Now, Berkowitz and Weiland are facilitating State Department efforts to transform American foreign policy into a vehicle for promoting a conservative religious agenda, including through a new commission.

With Berkowitz and Weiland installed in the influential Policy Planning Staff, the State Department has continued to promote and empower right-wing religious ideology domestically and internationally. Over the past year, the State Department has led efforts to strike reproductive rights language from international agreements; cut sections focusing on women’s and reproductive rights for the third year in a row from an annual report to Congress detailing human rights practices of foreign governments; and hosted international leaders for what it billed as “the largest religious freedom event of its kind in the world,” in which Secretary Pompeo touted the Department’s training for 12,000 American diplomats that prioritized religious freedom as the “first freedom.”

Last year, the State Department launched a new “Commission on Unalienable Rights,” a committee working to articulate a definition of human rights that is grounded in certain religious traditions and that will eliminate rights for LGBTQ+ individuals, restrict sexual and reproductive health and rights, and remove protections for other marginalized communities across the globe. Berkowitz and Weiland serve as the Commission’s Executive Secretary and Rapporteur, respectively.

Beyond Berkowitz and Weiland, the Commission is chaired by Mary Ann Glendon, who Weiland studied under in law school and who shares Berkowitz and Weiland’s opposition to reproductive freedom and LGBTQ+ equality. The Commission, which purports to be examining the very meaning of human rights, is nevertheless stacked with individuals who share a narrow view of human rights as derived from natural law to the exclusion of anyone representing mainstream human rights groups or career diplomats from within the State Department.
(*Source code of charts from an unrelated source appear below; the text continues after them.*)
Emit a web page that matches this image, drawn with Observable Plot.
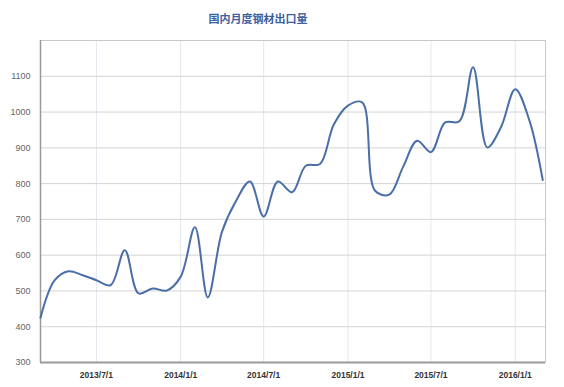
<!DOCTYPE html>
<html>
<head>
<meta charset="utf-8">
<script src="https://cdn.jsdelivr.net/npm/d3@7"></script>
<script src="https://cdn.jsdelivr.net/npm/@observablehq/plot@0.6"></script>
<style>
  body { margin: 0; background: #fff; }
  #wrap { position: relative; width: 564px; }
  #title { height: 30px; position: relative; }
  #title span { position: absolute; left: 258px; top: 10px; transform: translateX(-50%);
    font-family: "Noto Sans CJK SC", sans-serif; font-size: 11px; font-weight: bold; color: #3d5f9e; white-space: nowrap; line-height: 16px; }
</style>
</head>
<body>
<div id="wrap">
  <div id="title"><span>国内月度钢材出口量</span></div>
  <div id="chart"></div>
</div>
<script>
const months = [
  "2013-03-01","2013-04-01","2013-05-01","2013-06-01","2013-07-01","2013-08-01","2013-09-01","2013-10-01","2013-11-01","2013-12-01",
  "2014-01-01","2014-02-01","2014-03-01","2014-04-01","2014-05-01","2014-06-01","2014-07-01","2014-08-01","2014-09-01","2014-10-01","2014-11-01","2014-12-01",
  "2015-01-01","2015-02-01","2015-03-01","2015-04-01","2015-05-01","2015-06-01","2015-07-01","2015-08-01","2015-09-01","2015-10-01","2015-11-01","2015-12-01",
  "2016-01-01","2016-02-01","2016-03-01"
];
const exportsVol = [
  425, 530, 555, 544, 530, 516, 614, 493, 507, 501,
  540, 678, 482, 665, 750, 806, 708, 806, 776, 850, 855, 965,
  1018, 1027, 780, 769, 846, 920, 888, 971, 974, 1125, 901, 958,
  1064, 976, 810
];
const xTicks = ["2013-07-01","2014-01-01","2014-07-01","2015-01-01","2015-07-01","2016-01-01"];
const xTickLabels = ["2013/7/1","2014/1/1","2014/7/1","2015/1/1","2015/7/1","2016/1/1"];
const yTicks = [300, 400, 500, 600, 700, 800, 900, 1000, 1100];

const data = months.map((m, i) => ({date: new Date(m + "T00:00:00"), value: exportsVol[i]}));
const tickDates = xTicks.map(d => new Date(d + "T00:00:00"));
const labelOf = new Map(tickDates.map((d, i) => [+d, xTickLabels[i]]));

const chart = Plot.plot({
  width: 564,
  height: 357,
  marginLeft: 40,
  marginRight: 19,
  marginTop: 10,
  marginBottom: 25,
  style: {fontFamily: "Arial, 'Liberation Sans', sans-serif", background: "#fff"},
  x: {type: "time", domain: [new Date("2013-03-01T00:00:00"), new Date("2016-03-07T00:00:00")]},
  y: {domain: [300, 1200]},
  marks: [
    Plot.gridX(tickDates, {stroke: "#e3e7ef", strokeOpacity: 1, strokeWidth: 1}),
    Plot.gridY(yTicks.slice(1), {stroke: "#d4d4d4", strokeOpacity: 1, strokeWidth: 1}),
    Plot.frame({stroke: "#c8c8c8", strokeWidth: 1}),
    Plot.axisY(yTicks, {tickSize: 0, tickPadding: 10, fontSize: 9, fill: "#666", label: null, tickFormat: d => String(d)}),
    Plot.axisX(tickDates, {tickSize: 0, tickPadding: 9, fontSize: 8.5, fontWeight: "bold", fill: "#333", label: null, tickFormat: d => labelOf.get(+d)}),
    Plot.ruleX([new Date("2013-03-01T00:00:00")], {stroke: "#999", strokeWidth: 1.5}),
    Plot.ruleY([300], {stroke: "#999", strokeWidth: 2}),
    Plot.line(data, {x: "date", y: "value", curve: "catmull-rom", stroke: "#4a6fa8", strokeWidth: 2})
  ]
});
document.getElementById("chart").appendChild(chart);
</script>
</body>
</html>
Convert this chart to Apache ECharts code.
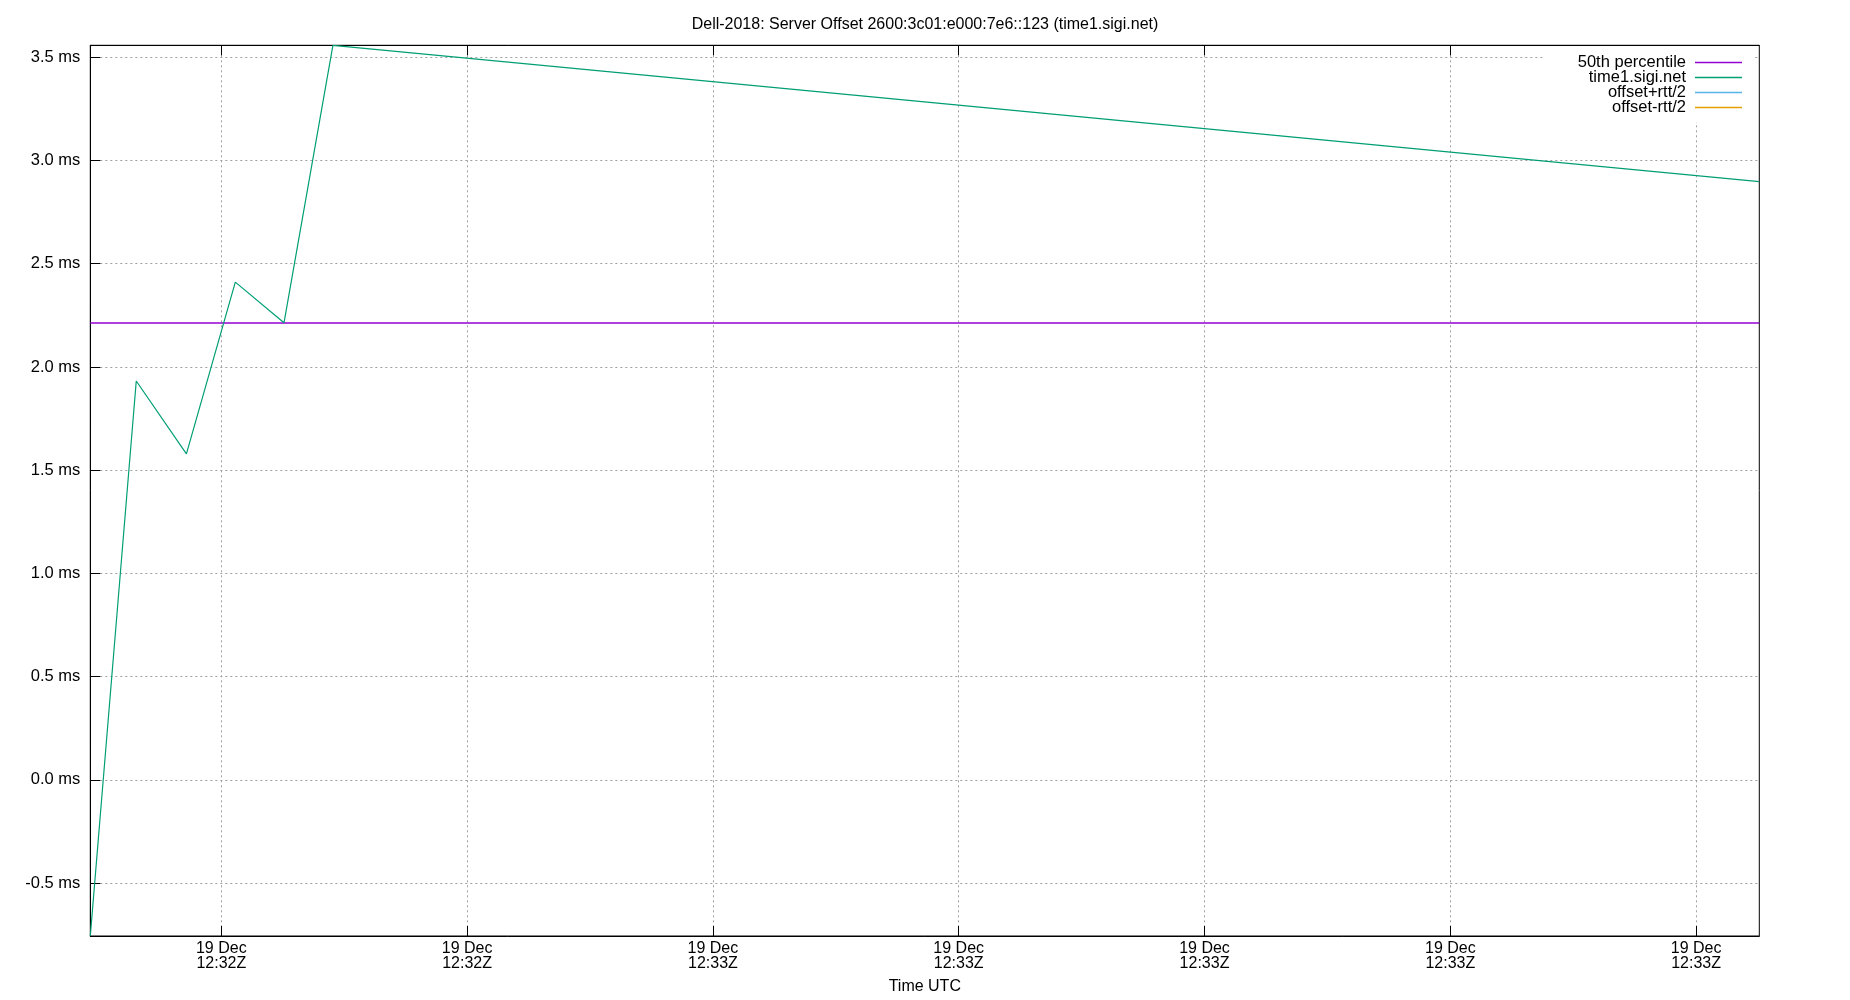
<!DOCTYPE html>
<html><head><meta charset="utf-8">
<script src="https://cdn.jsdelivr.net/npm/echarts@6/dist/echarts.min.js"></script>
<style>html,body{margin:0;padding:0;background:#fff}#c{width:1850px;height:1000px}</style>
</head><body><div id="c"></div>
<script>
// seconds after 19 Dec 12:32:00 UTC
const times = [34.67, 36.54, 38.58, 40.57, 42.55, 44.54, 102.57];
const offsets = [-0.756, 1.932, 1.579, 2.411, 2.214, 3.558, 2.898];
const medianValue = 2.213;
const medianTimes = [34.67, 102.57];
const plusRtt = [];
const minusRtt = [];
const xTickValues = [40, 50, 60, 70, 80, 90, 100];
const xTickLabels = ['19 Dec\n12:32Z','19 Dec\n12:32Z','19 Dec\n12:33Z','19 Dec\n12:33Z','19 Dec\n12:33Z','19 Dec\n12:33Z','19 Dec\n12:33Z'];
const yTickValues = [-0.5, 0.0, 0.5, 1.0, 1.5, 2.0, 2.5, 3.0, 3.5];
const seriesNames = ['50th percentile', 'time1.sigi.net', 'offset+rtt/2', 'offset-rtt/2'];
const seriesColors = ['#9400d3', '#009e73', '#56b4e9', '#e69f00'];
const titleText = 'Dell-2018: Server Offset 2600:3c01:e000:7e6::123 (time1.sigi.net)';

const font = 'Liberation Sans, Arial, sans-serif';
const xMin = Math.min(...times), xMax = Math.max(...times);
const yMin = Math.min(...offsets), yMax = Math.max(...offsets);
const chart = echarts.init(document.getElementById('c'));
const gridLine = {show: true, lineStyle: {color: '#a0a0a0', width: 1, type: [2, 3]}};
const xLabel = (v) => { const i = xTickValues.indexOf(Math.round(v)); return i >= 0 ? xTickLabels[i] : ''; };
chart.setOption({
  animation: false,
  backgroundColor: '#fff',
  title: {text: titleText, left: 'center', top: 12, textStyle: {fontFamily: font, fontSize: 16, fontWeight: 'normal', color: '#000'}},
  grid: {left: 90.3, right: 90.7, top: 45.3, bottom: 64, show: true, borderColor: '#000', borderWidth: 1, backgroundColor: 'transparent'},
  legend: {
    orient: 'vertical', right: 97, top: 46, align: 'right',
    padding: [8, 11, 6, 33], backgroundColor: '#fff',
    itemWidth: 47, itemHeight: 1.5, itemGap: -2, icon: 'rect',
    textStyle: {fontFamily: font, fontSize: 16.5, color: '#000', lineHeight: 13, padding: [0, 4, 0, 0]},
    data: seriesNames
  },
  xAxis: [{
    type: 'value', min: xMin, max: xMax, position: 'bottom',
    name: 'Time UTC', nameLocation: 'middle', nameGap: 43,
    nameTextStyle: {fontFamily: font, fontSize: 16, color: '#000'},
    axisLine: {show: true, onZero: false, lineStyle: {color: '#000'}},
    axisTick: {show: true, inside: true, length: 10, customValues: xTickValues, lineStyle: {color: '#000'}},
    axisLabel: {customValues: xTickValues, formatter: xLabel, fontFamily: font, fontSize: 16, color: '#000', lineHeight: 15, margin: 5},
    splitLine: gridLine
  }, {
    type: 'value', min: xMin, max: xMax, position: 'top',
    axisLine: {show: true, onZero: false, lineStyle: {color: '#000'}},
    axisTick: {show: true, inside: true, length: 10, customValues: xTickValues, lineStyle: {color: '#000'}},
    axisLabel: {show: false}, splitLine: {show: false}
  }],
  yAxis: {
    type: 'value', min: yMin, max: yMax,
    axisLine: {show: true, onZero: false, lineStyle: {color: '#000'}},
    axisTick: {show: true, inside: true, length: 10, customValues: yTickValues, lineStyle: {color: '#000'}},
    axisLabel: {customValues: yTickValues, formatter: (v) => v.toFixed(1) + ' ms', fontFamily: font, fontSize: 16.5, color: '#000', margin: 10},
    splitLine: gridLine
  },
  series: [
    {name: seriesNames[0], type: 'line', xAxisIndex: 0, data: medianTimes.map(t => [t, medianValue]), showSymbol: false, symbol: 'none', color: seriesColors[0], lineStyle: {width: 1.6, color: seriesColors[0]}},
    {name: seriesNames[1], type: 'line', xAxisIndex: 0, data: times.map((t, i) => [t, offsets[i]]), showSymbol: false, symbol: 'none', color: seriesColors[1], lineStyle: {width: 1.2, color: seriesColors[1]}},
    {name: seriesNames[2], type: 'line', xAxisIndex: 0, data: plusRtt, symbol: 'none', color: seriesColors[2], lineStyle: {width: 1.2, color: seriesColors[2]}},
    {name: seriesNames[3], type: 'line', xAxisIndex: 0, data: minusRtt, symbol: 'none', color: seriesColors[3], lineStyle: {width: 1.2, color: seriesColors[3]}}
  ]
});
</script></body></html>
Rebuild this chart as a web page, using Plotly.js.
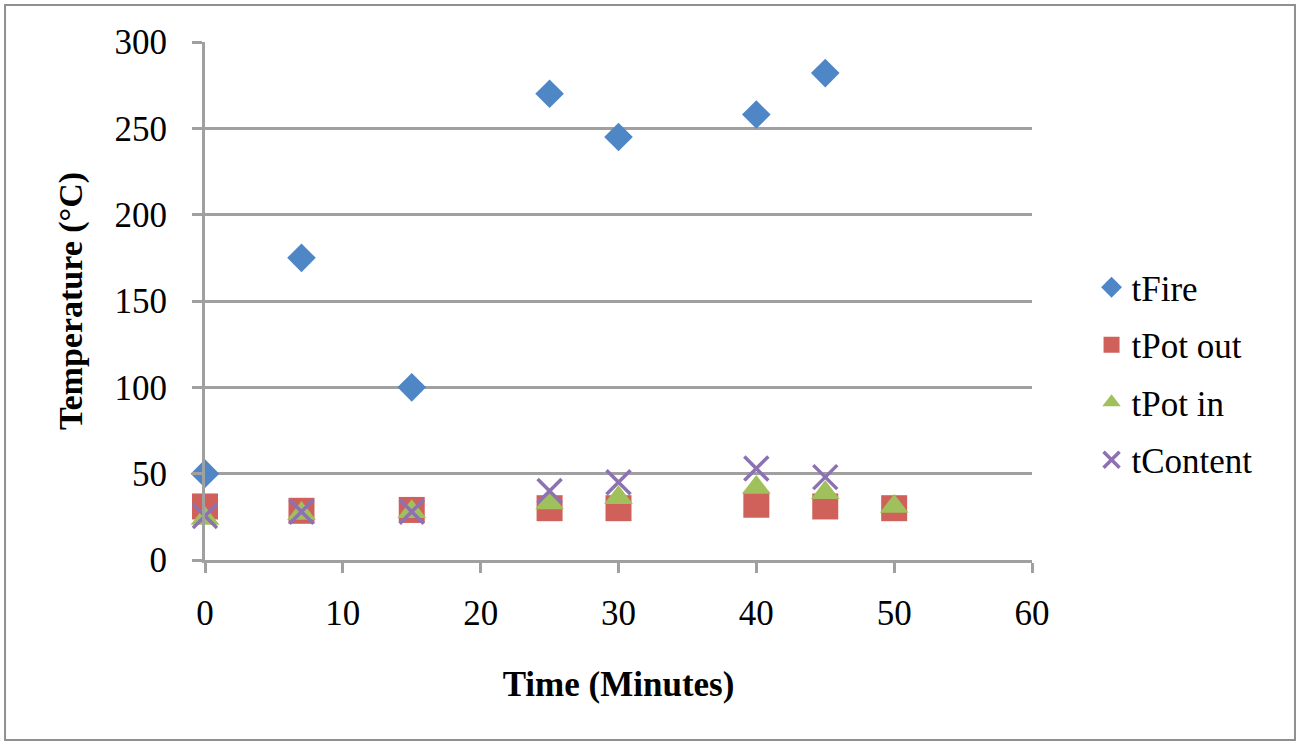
<!DOCTYPE html>
<html><head><meta charset="utf-8">
<script src="https://cdn.plot.ly/plotly-3.0.1.min.js"></script>
<style>html,body{margin:0;padding:0;background:#fff;}#chart{width:1300px;height:744px;}</style>
</head><body><div id="chart"></div>
<script>
const fireX = [0, 7, 15, 25, 30, 40, 45];
const fireY = [50, 175, 100, 270, 245, 258, 282];
const potOutX = [0, 7, 15, 25, 30, 40, 45, 50];
const potOutY = [31, 28.5, 29, 30, 30, 32, 31, 30];
const potInX = [0, 7, 15, 25, 30, 40, 45, 50];
const potInY = [24, 27, 28, 33, 36, 42, 39, 31];
const contentX = [0, 7, 15, 25, 30, 40, 45];
const contentY = [25.5, 28, 28, 40, 45, 53, 48];

const serif = 'Liberation Serif, Times New Roman, serif';
const traces = [
  {x: fireX, y: fireY, name: 'tFire', legendgroup: 'a', type: 'scatter', mode: 'markers', cliponaxis: false,
   marker: {symbol: 'diamond', size: 22, color: '#4F86C6'}},
  {x: potOutX, y: potOutY, name: 'tPot out', legendgroup: 'b', type: 'scatter', mode: 'markers', cliponaxis: false,
   marker: {symbol: 'square', size: 26, color: '#D0605A'}},
  {x: potInX, y: potInY, name: 'tPot in', legendgroup: 'c', type: 'scatter', mode: 'markers', cliponaxis: false,
   marker: {symbol: 'triangle-up', size: 25, color: '#A0C05C'}},
  {x: contentX, y: contentY, name: 'tContent', legendgroup: 'd', type: 'scatter', mode: 'markers', cliponaxis: false,
   marker: {symbol: 'x-thin', size: 24, color: '#8C72B0', line: {color: '#8C72B0', width: 3.5}}}
];
const layout = {
  width: 1300, height: 744,
  margin: {l: 205, r: 268, t: 42, b: 184},
  paper_bgcolor: '#fff', plot_bgcolor: '#fff',
  showlegend: true,
  legend: {x: 1.072, y: 0.36, xanchor: 'left', yanchor: 'middle',
    font: {family: serif, size: 35, color: '#000'}, tracegroupgap: 9, itemsizing: 'trace'},
  xaxis: {range: [0, 60], dtick: 10, showgrid: false, zeroline: false,
    showline: true, linecolor: '#a0a0a0', linewidth: 3,
    ticks: 'outside', ticklen: 10, tickwidth: 3, tickcolor: '#a0a0a0',
    ticklabelstandoff: 10,
    tickfont: {family: serif, size: 35, color: '#000'},
    title: {text: '<b>Time (Minutes)</b>', font: {family: serif, size: 35, color: '#000'}, standoff: 40}},
  yaxis: {range: [0, 300], dtick: 50, showgrid: true, gridcolor: '#a0a0a0', gridwidth: 3,
    zeroline: false, showline: true, linecolor: '#a0a0a0', linewidth: 3,
    ticks: 'outside', ticklen: 10, tickwidth: 3, tickcolor: '#a0a0a0',
    ticklabelstandoff: 18,
    tickfont: {family: serif, size: 35, color: '#000'},
    title: {text: '<b>Temperature (°C)</b>', font: {family: serif, size: 34, color: '#000'}, standoff: 22}},
  shapes: [{type: 'rect', xref: 'paper', yref: 'paper',
    x0: -0.2418, x1: 1.318, y0: -0.3475, y1: 1.0714,
    line: {color: '#909090', width: 2}, fillcolor: 'rgba(0,0,0,0)', layer: 'below'}]
};
Plotly.newPlot('chart', traces, layout, {displayModeBar: false});
</script></body></html>
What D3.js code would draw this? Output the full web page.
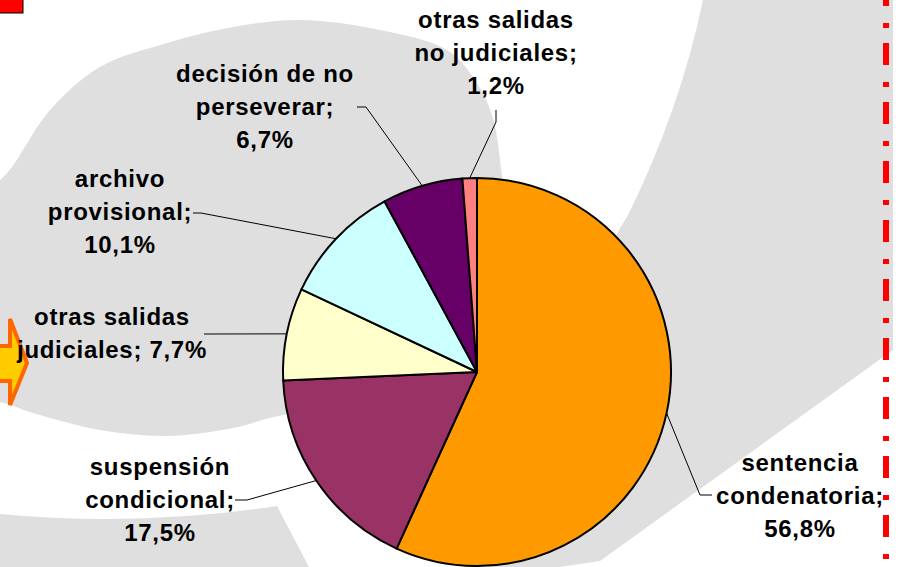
<!DOCTYPE html>
<html>
<head>
<meta charset="utf-8">
<script src="https://cdn.jsdelivr.net/npm/d3@7"></script>
<style>
  html, body { margin: 0; padding: 0; background: #fff; }
  svg { display: block; }
  text { font-family: "Liberation Sans", Arial, sans-serif; font-weight: bold; font-size: 24px; fill: #000; letter-spacing: 0.7px; }
</style>
</head>
<body>
<svg id="chart" width="899" height="567"></svg>
<script>
// ---------- data ----------
const categories = ["sentencia condenatoria", "suspensión condicional", "otras salidas judiciales",
                    "archivo provisional", "decisión de no perseverar", "otras salidas no judiciales"];
const values = [56.8, 17.5, 7.7, 10.1, 6.7, 1.2];
const sliceColors = ["#FF9900", "#993366", "#FFFFCC", "#CCFFFF", "#660066", "#FF8080"];
// label text lines; {v} is replaced with the formatted value
const labelLines = [
  ["sentencia", "condenatoria;", "{v}%"],
  ["suspensión", "condicional;", "{v}%"],
  ["otras salidas", "judiciales; {v}%"],
  ["archivo", "provisional;", "{v}%"],
  ["decisión de no", "perseverar;", "{v}%"],
  ["otras salidas", "no judiciales;", "{v}%"]
];

// ---------- layout ----------
const W = 899, H = 567;
const cx = 477, cy = 372, R = 194;
const lineGap = 33;
const labelLayout = [
  { x: 800, y: 471, lead: [[712, 495], [700, 495]] },
  { x: 160, y: 475, lead: [[235, 500], [247, 500]] },
  { x: 112, y: 325, lead: [[204, 334]] },
  { x: 120, y: 187, lead: [[193, 213], [201, 213]] },
  { x: 265, y: 82,  lead: [[357, 107], [366, 107]] },
  { x: 496, y: 28,  lead: [[496, 110], [496, 122]] }
];

const svg = d3.select("#chart");

// ---------- background ----------
const bg = svg.append("g");
const GRAY = "#DFDFDF";
const smooth = d3.line().curve(d3.curveCatmullRomClosed.alpha(0.5));
// left blob
bg.append("path").attr("fill", GRAY).attr("d", smooth([
  [-30, 190], [0, 180], [50, 110], [100, 67], [167, 43], [233, 27], [300, 20], [380, 30],
  [447, 50], [475, 80], [492, 115], [500, 160], [505, 260], [470, 350], [380, 405],
  [283, 415], [233, 428], [167, 436], [100, 430], [33, 413], [0, 402], [-30, 400]
]));
// lower-left band
bg.append("path").attr("fill", GRAY)
  .attr("d", "M0,514 Q140,527 277,506 L309,567 L0,567 Z");
// right swoosh
bg.append("path").attr("fill", GRAY)
  .attr("d", "M703,0 L893,0 L893,350 L600,561 L560,567 L470,567 L560,350 Q600,260 628,215 Q680,110 703,0 Z");

// red box top-left
bg.append("rect").attr("x", -2).attr("y", -2).attr("width", 25).attr("height", 15)
  .attr("fill", "#FF0000").attr("stroke", "#000").attr("stroke-width", 1);

// orange arrow at left
bg.append("path")
  .attr("d", "M-6,346 L10,346 L10,319 L27,363 L10,405 L10,381 L-6,381 Z")
  .attr("fill", "#FFCC00").attr("stroke", "#FF6600").attr("stroke-width", 4)
  .attr("stroke-linejoin", "miter");

// red dash-dot line at right
bg.append("line").attr("x1", 886).attr("x2", 886).attr("y1", 0).attr("y2", H)
  .attr("stroke", "#FF0000").attr("stroke-width", 6)
  .attr("stroke-dasharray", "22,17,5,15").attr("stroke-dashoffset", 16);

// ---------- pie ----------
const pie = d3.pie().sort(null).value(d => d)(values);
const arc = d3.arc().innerRadius(0).outerRadius(R);
const edge = d3.arc().innerRadius(R).outerRadius(R);

const g = svg.append("g").attr("transform", `translate(${cx},${cy})`);
g.selectAll("path.slice").data(pie).join("path")
  .attr("class", "slice")
  .attr("d", arc)
  .attr("fill", (d, i) => sliceColors[i])
  .attr("stroke", "#000").attr("stroke-width", 2).attr("stroke-linejoin", "round");

// ---------- leader lines ----------
const fmt = v => d3.format(".1f")(v).replace(".", ",");
pie.forEach((d, i) => {
  const c = edge.centroid(d);
  const pts = labelLayout[i].lead.concat([[cx + c[0], cy + c[1]]]);
  svg.append("path")
    .attr("d", d3.line()(pts))
    .attr("fill", "none").attr("stroke", "#000").attr("stroke-width", 1);
});

// ---------- labels ----------
labelLines.forEach((lines, i) => {
  const L = labelLayout[i];
  const t = svg.append("text").attr("text-anchor", "middle");
  lines.forEach((s, k) => {
    t.append("tspan").attr("x", L.x).attr("y", L.y + k * lineGap)
      .text(s.replace("{v}", fmt(values[i])));
  });
});
</script>
</body>
</html>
Worse still, this biased Commission has largely been conducting its work in secret.

The troubling practices of the Commission violate a federal transparency law that regulates such outside advisory bodies.

So in March 2020, we teamed up with four international human rights organizations to file a lawsuit aimed at shutting down this unlawful group and preventing the administration from relying on any of its advice or recommendations.

What we still want to know:

  • What other projects are Berkowitz and Weiland involved in at State?
  • How are Berkowitz and Weiland coordinating with special interest groups outside the government to steer policy?
  • Did Secretary Pompeo seek the input of outside conservative groups in establishing the Commission or staffing it?
  • Are Berkowitz and Weiland working with ideological allies at other federal agencies to advance their agenda?